L’épuisement des entrepreneurs politiques est toutefois bien présent, et les « blocs au pouvoir » s’effritent progressivement. Tous baignent dans le même paradigme, et tous restent fascinés par la mondialisation. Pour autant, certains prennent conscience de l’existence d’un mur de l’insolvabilité. Aucun ne fait encore le lien entre la construction des autoroutes de la finance, la mondialisation, la construction de, l’euro etc. Mais certains savent, qu’il existe désormais une forêt de dominos dont l’instabilité est rapidement croissante. Et encore une fois, il suffit de consulter les statistiques de la BRI pour voir à quel point tous habitent un « château branlant ». En affirmant avec naïveté, devant le conseil européen, que la finance doit comprendre que les politiques sont élus par des électeurs, qui sont aussi des contribuables, jusqu’ici trop mobilisés à sauver le système bancaire, la chancelière allemande s’est exprimée dans le langage de ce blog. Expression dangereuse, pouvant initier l’effondrement généralisé des dominos. Mais en même temps, expression signifiant que les marchés politiques peuvent brutalement faire émerger de nouveaux produits politiques : rééchelonnement de la dette, nationalisation, saisie brutale du système financier, fin de l’Euro etc.

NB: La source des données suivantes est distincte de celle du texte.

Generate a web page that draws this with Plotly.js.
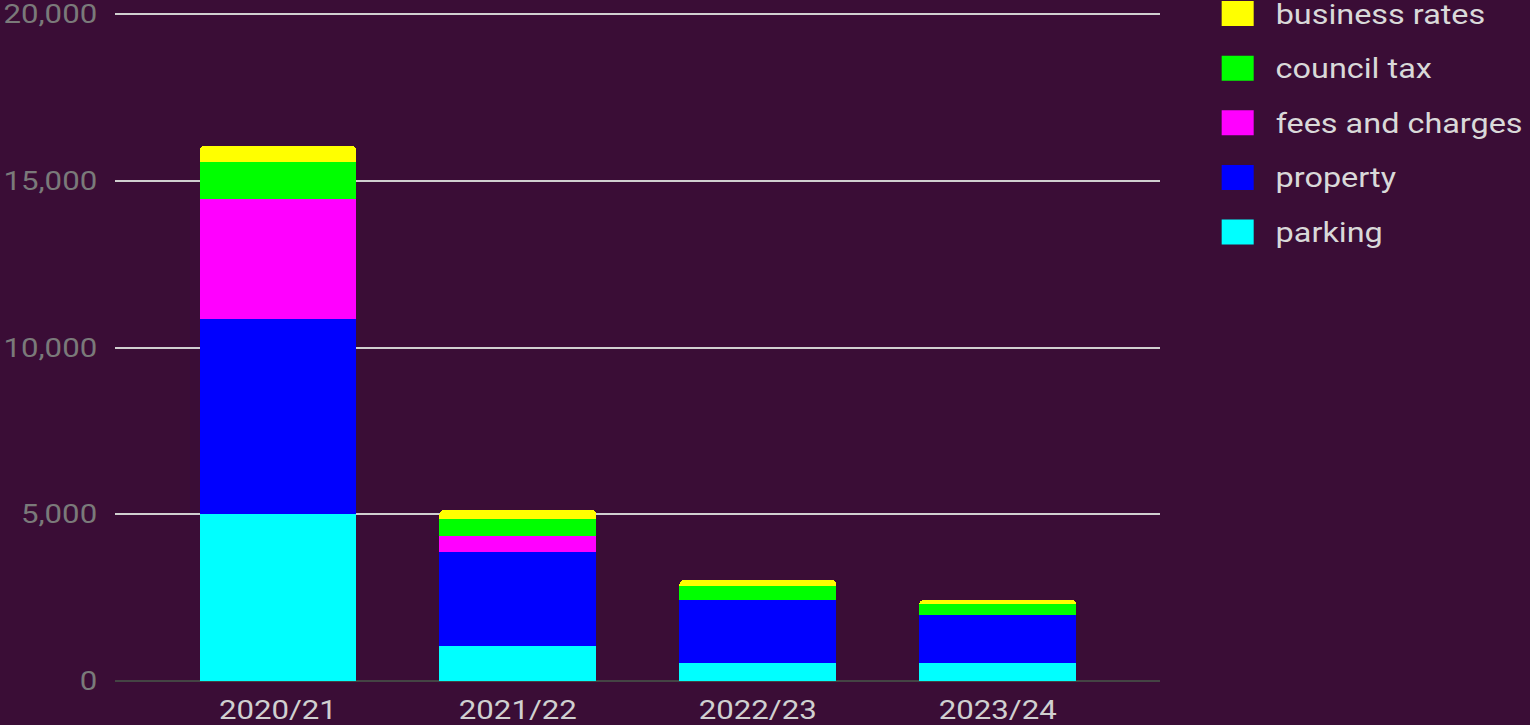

Epuisés par maintenant plus de 3 années de course au gain de temps, les entrepreneurs politiques touchent de la main, et apprécient la dureté du mur de l’insolvabilité. Cette prise de conscience est le début de grands bouleversements sur les marchés politiques : certains entrepreneurs au pouvoir, tenteront de maintenir leur rente de pouvoir par un rapide changement d’offre. D’autres accéderont au pouvoir et seront amenés à négocier le monde de la probable dé mondialisation et de l’euthanasie des rentiers. Les choses ne seront pas simples, et on aurait tort de se réjouir brutalement de la fin de l’étranglement par la finance. C’est que cette dernière présente parfois un angle plus sympathique : son gigantisme, a aussi pour contrepartie, des produits d’épargne appréciés par des contribuables, irrités par ailleurs, de payer pour le maintien, sous perfusion, du système financier.